I'm interested in other opinions.
all i can say is, "call S/A, as they are slow to respond to emails"

and next..

Springfield designed that hammer for a reason....

if you replace it, you may be disabling some sort of safety type of reason..???

also too, if you replace that hammer, just remember that if you do/did disable any safety feature, and you have "some sort" of accident..??

you are on your own, you cannot blame S/A.....
 
My Springfield Armory 1911A-1 has an extra, small sear notch just before the safety notch. I think it was a manufacturing defect, and I contacted Springfield Armory but received no response. I've attached a picture with an arrow indicating the additional notch.
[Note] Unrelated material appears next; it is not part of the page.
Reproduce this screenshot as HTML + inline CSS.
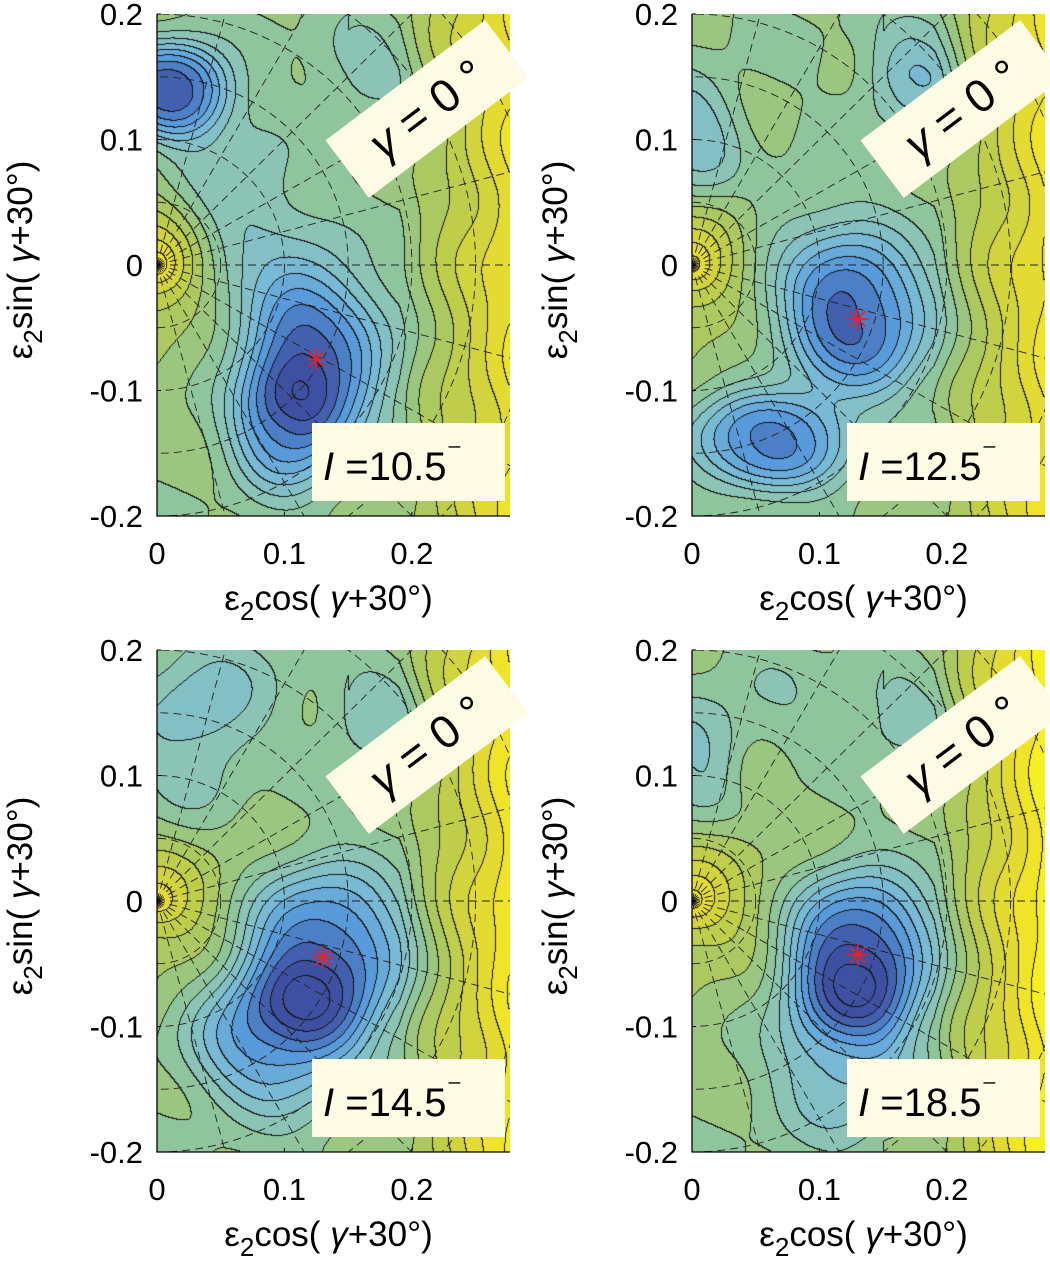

A normal hammer is pictured beside the Springfield Armory hammer for reference.

I first noticed that touching the trigger caused the hammer to fall from what I thought was the safety notch. However, I learned that to engage the actual safety notch required pulling back the hammer back a little further. I disassembled the gun and removed the hammer for inspection.

The safety notch functions to catch the hammer if it accidentally slips when thumb cocking, and I would never use it for a carry position, but I don't like the "ambiguous state" with this hammer position and plan to replace the hammer.

I'm interested in other opinions.
Does the gun function ok, if so, what’s the issue? And why would you take the hammer out, it’s not needed for normal take downs and cleaning.
 
I see that others have hammers with this additional notch. My first experience with 1911 style pistols was a pair of Series 70 Colts I purchased in 1976... a 45ACP & a 38 Super Auto. Of the may I've owned, this is the first with the additional notch. My preferred hammer is a pre-1939 wide-spur, checkered. Today, good ones are no longer available at reasonable prices. The reproductions don't seem as nicely made.